Racial discrimination doesn't exist only within the police department and is not just affecting Latinos in the community, Rawlings said.
"The issue of racism is embedded in the community," he said. "It's pervasive. … This has been going on a long time; it just so happens there was a video at this point in time."
He was referring to a video recording of an encounter between some of the officers arrested Tuesday and the Rev. James Manship, pastor of St. Rose of Lima Church in New Haven.
"My advice is not to appoint an advisory committee, but to be inclusive to minorities in all levels of the administration, to have minorities represented in all civil service jobs, to have minorities represented in the fire department and the police department.
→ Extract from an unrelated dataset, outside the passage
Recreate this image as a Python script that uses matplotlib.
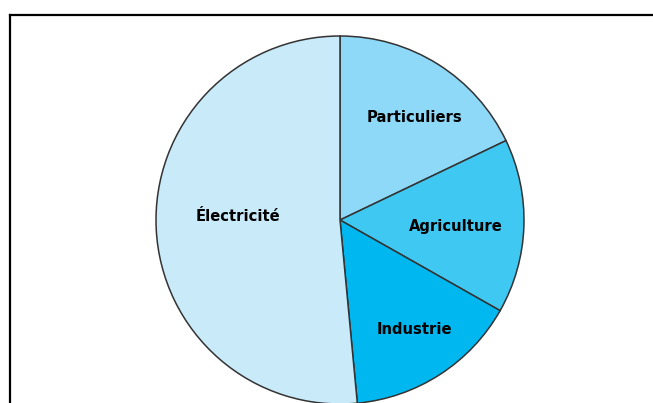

That's how you affect change, not by appointing an advisory committee," Rawlings said.
Elected officials, including Gov.Dannel P. Malloy, were critical of Maturo's initial comment and his response when questioned about it.
Malloy called Maturo's comments "repugnant" and "unacceptable."
"The comments by East Haven Mayor Joseph Maturo are repugnant," Malloy said in a statement released by his office. "They represent either a horrible lack of judgment or worse, an underlying insensitivity to our Latino community that is unacceptable."
Hartford Mayor Pedro Segarra said that he was disgusted by Maturo's comment.
"Many have worked diligently to correct the painful history of racism in this country, and Mayor Maturo's comments are a disappointing example of how far we still have to go to," Segarra said.
"Mayor Joe Maturo is a dedicated public servant,'' Labriola said. "He works for all of the citizens of East Haven and I'm confident he can pull his community together and move forward."
Junta for Progressive Action, a New Haven Latino community group, posted a statement condemning Maturo's remark.
"When officers in your police department are arrested for physically abusing people, and for arresting people under false pretenses, all allegedly because of the race of those abused and arrested; it is not the time for the chief elected official of a municipality to make racist jokes — there is in fact no time to do so," the statement says.
Maturo's comment crept into a press conference Wednesday at the Legislative Office Building about strengthening the Penn Act — the state's law against racial profiling — when reporters asked several of the speakers for their input on the comment and what it could mean for the town of East Haven.
Isaias T. Diaz, chairperson of the Latino and Puerto Rican Affairs Commission, said the mayor's comment was offensive.
"To me, I think the comment not only lacks professionalism, it is also a slap in the face to the Latino community," Diaz said. "I believe in vision; vision is often cast by leadership. We have a serious issue when the leader of a city makes a remark like that in the face of such a serious investigation."
Mongi Dhaouadi, executive director of the Connecticut Chapter of theCouncil on American-Islamic Relations, said that Maturo needs to collaborate with religious and civil leaders in the community in addressing racial discrimination by the police department.
"I don't think the mayor is going to solve this problem by himself. I don't think he gets it," he said.